> **Direction**:
Go through the material and pull out every line with the string "React" in it.

=== Data section ===

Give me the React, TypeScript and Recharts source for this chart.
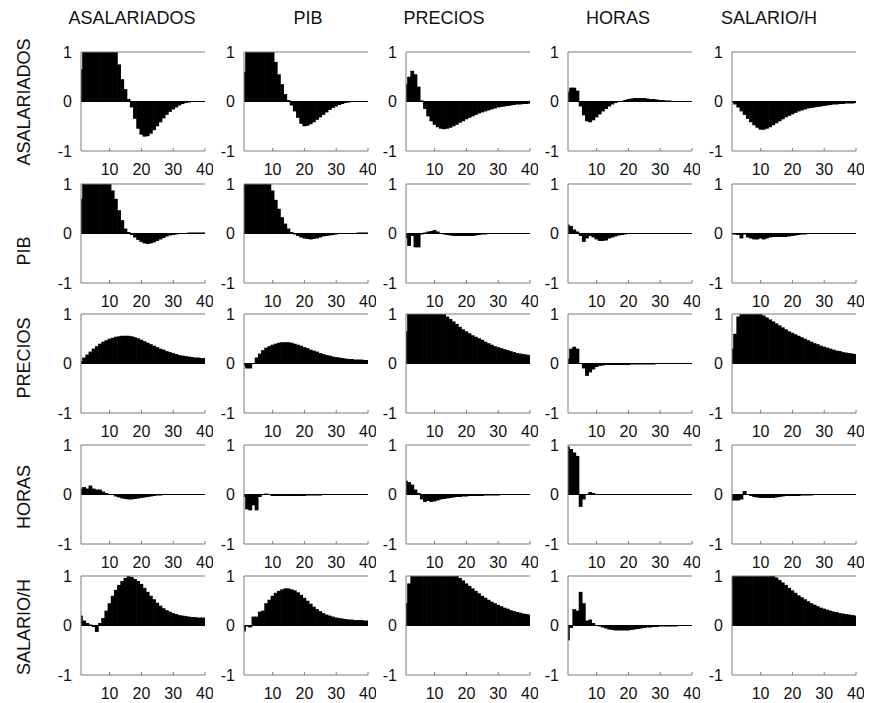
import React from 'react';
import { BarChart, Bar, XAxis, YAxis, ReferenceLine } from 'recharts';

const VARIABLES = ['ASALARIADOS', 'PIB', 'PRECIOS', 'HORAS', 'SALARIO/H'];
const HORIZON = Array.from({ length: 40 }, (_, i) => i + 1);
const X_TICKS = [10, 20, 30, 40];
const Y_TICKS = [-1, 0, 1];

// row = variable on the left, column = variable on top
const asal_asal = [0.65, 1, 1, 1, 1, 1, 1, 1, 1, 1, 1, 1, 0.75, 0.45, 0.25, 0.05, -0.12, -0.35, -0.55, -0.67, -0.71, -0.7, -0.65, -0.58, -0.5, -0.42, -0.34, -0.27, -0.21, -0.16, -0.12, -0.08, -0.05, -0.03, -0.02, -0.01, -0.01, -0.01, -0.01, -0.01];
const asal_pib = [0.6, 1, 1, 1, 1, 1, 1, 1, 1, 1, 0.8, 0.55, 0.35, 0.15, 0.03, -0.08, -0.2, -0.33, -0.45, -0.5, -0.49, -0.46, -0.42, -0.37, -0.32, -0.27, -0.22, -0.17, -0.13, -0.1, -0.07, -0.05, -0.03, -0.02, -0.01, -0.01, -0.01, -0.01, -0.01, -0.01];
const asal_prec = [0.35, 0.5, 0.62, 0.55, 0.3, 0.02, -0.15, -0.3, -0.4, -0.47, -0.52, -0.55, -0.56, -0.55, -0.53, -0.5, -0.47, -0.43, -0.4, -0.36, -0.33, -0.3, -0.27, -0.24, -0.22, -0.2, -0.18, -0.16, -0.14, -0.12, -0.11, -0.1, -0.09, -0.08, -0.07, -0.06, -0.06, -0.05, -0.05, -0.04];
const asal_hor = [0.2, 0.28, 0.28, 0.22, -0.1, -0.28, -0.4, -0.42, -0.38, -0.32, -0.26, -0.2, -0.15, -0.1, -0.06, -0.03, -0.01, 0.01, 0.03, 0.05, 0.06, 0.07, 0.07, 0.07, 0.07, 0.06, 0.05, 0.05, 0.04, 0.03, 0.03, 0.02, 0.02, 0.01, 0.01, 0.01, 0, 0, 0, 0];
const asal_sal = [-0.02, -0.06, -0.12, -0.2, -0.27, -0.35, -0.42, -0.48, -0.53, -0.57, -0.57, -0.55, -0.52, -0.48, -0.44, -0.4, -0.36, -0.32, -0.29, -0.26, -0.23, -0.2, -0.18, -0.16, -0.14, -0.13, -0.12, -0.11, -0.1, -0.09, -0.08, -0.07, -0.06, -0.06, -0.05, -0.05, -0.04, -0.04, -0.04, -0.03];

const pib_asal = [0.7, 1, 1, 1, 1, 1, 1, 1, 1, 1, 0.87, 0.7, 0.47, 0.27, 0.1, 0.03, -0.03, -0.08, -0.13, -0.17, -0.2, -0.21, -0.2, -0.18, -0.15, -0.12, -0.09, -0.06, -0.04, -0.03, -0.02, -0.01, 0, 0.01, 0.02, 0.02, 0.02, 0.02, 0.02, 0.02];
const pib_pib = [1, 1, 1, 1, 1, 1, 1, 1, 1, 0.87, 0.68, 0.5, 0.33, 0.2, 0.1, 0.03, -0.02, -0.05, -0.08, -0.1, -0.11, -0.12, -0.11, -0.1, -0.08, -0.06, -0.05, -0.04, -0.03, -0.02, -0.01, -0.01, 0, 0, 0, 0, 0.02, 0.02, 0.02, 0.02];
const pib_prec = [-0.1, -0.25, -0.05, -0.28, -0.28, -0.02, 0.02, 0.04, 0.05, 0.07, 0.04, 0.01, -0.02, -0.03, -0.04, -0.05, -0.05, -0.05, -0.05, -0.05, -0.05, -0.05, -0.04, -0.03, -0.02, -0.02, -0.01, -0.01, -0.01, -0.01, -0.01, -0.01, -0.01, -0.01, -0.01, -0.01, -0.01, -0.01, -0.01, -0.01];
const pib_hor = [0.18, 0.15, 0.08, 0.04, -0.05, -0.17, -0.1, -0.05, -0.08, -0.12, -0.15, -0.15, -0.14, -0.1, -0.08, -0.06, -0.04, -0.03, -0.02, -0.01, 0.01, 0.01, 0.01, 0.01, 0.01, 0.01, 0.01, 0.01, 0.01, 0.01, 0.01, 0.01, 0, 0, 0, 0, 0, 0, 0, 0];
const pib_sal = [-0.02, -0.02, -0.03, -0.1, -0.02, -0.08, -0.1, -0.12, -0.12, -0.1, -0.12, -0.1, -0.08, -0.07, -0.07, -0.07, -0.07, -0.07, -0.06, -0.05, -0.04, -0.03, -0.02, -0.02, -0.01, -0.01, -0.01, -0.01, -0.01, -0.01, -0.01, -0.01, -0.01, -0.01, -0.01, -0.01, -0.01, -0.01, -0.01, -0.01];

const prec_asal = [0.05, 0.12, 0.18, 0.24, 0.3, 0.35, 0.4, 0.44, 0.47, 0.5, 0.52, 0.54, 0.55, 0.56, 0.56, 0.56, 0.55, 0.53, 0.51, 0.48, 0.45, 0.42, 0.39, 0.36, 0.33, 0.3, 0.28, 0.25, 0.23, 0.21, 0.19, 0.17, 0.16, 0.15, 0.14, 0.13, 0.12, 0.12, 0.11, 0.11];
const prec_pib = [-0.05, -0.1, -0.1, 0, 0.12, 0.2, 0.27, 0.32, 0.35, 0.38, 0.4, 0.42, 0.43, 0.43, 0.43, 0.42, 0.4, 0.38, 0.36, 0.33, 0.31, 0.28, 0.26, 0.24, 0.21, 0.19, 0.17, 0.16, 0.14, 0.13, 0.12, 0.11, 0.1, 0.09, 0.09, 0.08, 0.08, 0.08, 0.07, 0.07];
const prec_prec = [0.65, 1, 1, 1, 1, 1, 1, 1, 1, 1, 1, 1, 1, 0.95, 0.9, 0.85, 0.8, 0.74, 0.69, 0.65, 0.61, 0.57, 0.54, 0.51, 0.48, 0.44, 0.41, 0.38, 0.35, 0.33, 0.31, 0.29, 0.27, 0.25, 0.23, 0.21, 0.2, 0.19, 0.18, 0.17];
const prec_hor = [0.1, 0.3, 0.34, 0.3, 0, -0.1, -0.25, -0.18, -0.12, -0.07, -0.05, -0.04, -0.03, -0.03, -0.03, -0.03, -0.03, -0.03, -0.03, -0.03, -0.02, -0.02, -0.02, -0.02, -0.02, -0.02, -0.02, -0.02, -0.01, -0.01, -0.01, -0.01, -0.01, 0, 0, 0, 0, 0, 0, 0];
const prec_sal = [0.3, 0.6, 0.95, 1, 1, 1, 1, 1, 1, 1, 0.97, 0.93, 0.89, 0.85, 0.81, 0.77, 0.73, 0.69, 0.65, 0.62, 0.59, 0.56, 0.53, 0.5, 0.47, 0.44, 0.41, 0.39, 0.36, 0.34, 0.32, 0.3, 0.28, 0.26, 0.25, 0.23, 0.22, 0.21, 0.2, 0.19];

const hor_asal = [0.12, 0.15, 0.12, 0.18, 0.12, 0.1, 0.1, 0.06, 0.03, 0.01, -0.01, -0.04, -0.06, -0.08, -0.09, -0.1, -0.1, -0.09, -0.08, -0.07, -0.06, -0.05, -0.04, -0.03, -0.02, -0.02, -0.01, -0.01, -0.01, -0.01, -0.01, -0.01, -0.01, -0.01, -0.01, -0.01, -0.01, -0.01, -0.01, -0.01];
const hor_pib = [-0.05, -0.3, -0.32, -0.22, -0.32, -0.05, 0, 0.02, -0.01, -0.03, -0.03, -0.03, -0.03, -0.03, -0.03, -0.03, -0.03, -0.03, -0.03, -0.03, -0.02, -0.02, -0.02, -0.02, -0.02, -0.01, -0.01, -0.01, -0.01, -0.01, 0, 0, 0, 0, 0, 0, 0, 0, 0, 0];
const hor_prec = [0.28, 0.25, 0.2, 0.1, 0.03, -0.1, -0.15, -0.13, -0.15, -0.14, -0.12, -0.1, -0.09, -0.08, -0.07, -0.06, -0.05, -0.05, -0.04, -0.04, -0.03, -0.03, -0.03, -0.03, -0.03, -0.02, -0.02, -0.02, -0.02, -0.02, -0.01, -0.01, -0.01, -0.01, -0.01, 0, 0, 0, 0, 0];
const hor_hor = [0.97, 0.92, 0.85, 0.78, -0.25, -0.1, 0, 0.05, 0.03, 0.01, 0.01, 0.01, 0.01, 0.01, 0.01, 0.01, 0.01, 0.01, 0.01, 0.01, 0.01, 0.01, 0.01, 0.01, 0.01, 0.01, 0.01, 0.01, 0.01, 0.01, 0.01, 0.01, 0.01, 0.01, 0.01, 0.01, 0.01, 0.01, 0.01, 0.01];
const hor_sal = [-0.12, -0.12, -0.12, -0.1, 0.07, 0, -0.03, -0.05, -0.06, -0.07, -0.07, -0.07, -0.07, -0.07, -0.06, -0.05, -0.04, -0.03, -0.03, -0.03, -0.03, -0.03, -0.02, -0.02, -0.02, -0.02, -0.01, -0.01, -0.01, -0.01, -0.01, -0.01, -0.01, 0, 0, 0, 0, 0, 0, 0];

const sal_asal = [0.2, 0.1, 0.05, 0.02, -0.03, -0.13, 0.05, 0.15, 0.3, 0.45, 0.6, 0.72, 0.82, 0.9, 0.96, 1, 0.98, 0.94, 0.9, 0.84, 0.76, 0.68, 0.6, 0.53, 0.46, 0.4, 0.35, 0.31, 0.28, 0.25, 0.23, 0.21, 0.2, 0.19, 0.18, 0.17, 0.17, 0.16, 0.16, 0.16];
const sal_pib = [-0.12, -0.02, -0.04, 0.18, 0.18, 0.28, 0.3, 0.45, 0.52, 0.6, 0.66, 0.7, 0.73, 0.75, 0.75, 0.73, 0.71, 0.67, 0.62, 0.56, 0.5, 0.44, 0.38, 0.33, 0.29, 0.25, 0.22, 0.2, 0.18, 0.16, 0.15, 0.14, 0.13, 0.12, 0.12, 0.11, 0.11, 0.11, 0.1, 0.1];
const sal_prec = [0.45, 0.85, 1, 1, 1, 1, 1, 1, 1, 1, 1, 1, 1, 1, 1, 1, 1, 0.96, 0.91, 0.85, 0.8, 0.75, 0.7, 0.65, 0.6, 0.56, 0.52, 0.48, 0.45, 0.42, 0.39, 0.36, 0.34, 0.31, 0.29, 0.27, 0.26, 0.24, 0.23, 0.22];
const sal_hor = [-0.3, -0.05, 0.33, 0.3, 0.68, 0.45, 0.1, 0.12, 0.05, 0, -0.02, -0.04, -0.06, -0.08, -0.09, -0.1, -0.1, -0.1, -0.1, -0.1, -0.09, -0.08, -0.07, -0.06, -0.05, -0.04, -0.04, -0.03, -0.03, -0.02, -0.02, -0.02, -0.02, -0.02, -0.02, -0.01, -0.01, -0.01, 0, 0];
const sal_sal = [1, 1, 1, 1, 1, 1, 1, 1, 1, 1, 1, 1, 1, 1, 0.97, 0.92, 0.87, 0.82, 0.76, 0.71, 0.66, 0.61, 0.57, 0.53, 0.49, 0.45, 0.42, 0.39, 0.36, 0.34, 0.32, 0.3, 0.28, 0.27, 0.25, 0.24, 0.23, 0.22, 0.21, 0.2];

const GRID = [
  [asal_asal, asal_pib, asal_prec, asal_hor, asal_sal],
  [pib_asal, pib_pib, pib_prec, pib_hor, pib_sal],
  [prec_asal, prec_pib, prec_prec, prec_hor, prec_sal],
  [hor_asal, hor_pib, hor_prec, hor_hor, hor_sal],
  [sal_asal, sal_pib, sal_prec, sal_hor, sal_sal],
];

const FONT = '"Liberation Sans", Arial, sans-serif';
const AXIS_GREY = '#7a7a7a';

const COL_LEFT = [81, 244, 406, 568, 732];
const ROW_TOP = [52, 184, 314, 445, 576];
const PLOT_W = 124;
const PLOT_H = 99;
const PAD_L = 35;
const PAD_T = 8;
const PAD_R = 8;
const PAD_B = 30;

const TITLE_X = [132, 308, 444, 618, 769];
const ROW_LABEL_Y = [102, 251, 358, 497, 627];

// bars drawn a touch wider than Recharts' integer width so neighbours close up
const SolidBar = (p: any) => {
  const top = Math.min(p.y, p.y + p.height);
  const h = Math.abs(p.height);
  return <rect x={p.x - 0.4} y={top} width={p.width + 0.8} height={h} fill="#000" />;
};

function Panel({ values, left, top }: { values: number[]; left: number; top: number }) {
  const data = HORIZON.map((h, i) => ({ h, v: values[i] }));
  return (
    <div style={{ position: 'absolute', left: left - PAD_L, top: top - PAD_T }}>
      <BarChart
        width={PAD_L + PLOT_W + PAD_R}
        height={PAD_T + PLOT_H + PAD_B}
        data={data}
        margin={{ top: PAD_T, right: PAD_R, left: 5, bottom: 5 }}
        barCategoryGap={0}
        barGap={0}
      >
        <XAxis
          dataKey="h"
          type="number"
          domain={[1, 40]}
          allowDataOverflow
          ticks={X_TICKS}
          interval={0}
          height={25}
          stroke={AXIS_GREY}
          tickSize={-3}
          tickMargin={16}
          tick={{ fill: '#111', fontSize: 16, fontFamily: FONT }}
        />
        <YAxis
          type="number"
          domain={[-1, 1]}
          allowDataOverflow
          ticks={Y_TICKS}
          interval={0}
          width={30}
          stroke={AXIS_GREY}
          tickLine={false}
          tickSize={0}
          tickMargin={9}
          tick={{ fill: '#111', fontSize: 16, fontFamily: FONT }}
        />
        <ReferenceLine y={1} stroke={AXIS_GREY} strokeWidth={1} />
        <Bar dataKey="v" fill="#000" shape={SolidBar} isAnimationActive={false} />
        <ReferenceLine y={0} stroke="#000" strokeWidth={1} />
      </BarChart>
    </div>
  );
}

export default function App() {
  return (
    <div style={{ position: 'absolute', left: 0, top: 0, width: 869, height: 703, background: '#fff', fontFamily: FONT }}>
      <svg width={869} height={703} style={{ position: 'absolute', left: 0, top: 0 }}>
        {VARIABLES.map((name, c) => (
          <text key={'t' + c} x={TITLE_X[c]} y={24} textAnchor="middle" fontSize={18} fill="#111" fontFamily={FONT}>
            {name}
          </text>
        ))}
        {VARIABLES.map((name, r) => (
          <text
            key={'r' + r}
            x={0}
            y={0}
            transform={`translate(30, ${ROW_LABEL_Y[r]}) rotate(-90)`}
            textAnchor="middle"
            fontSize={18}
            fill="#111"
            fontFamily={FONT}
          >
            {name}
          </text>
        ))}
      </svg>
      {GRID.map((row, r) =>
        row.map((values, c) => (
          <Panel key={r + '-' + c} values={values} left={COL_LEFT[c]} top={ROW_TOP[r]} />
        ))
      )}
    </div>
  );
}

===

> **Output below**:
Give me the React, TypeScript and Recharts source for this chart.
import React from 'react';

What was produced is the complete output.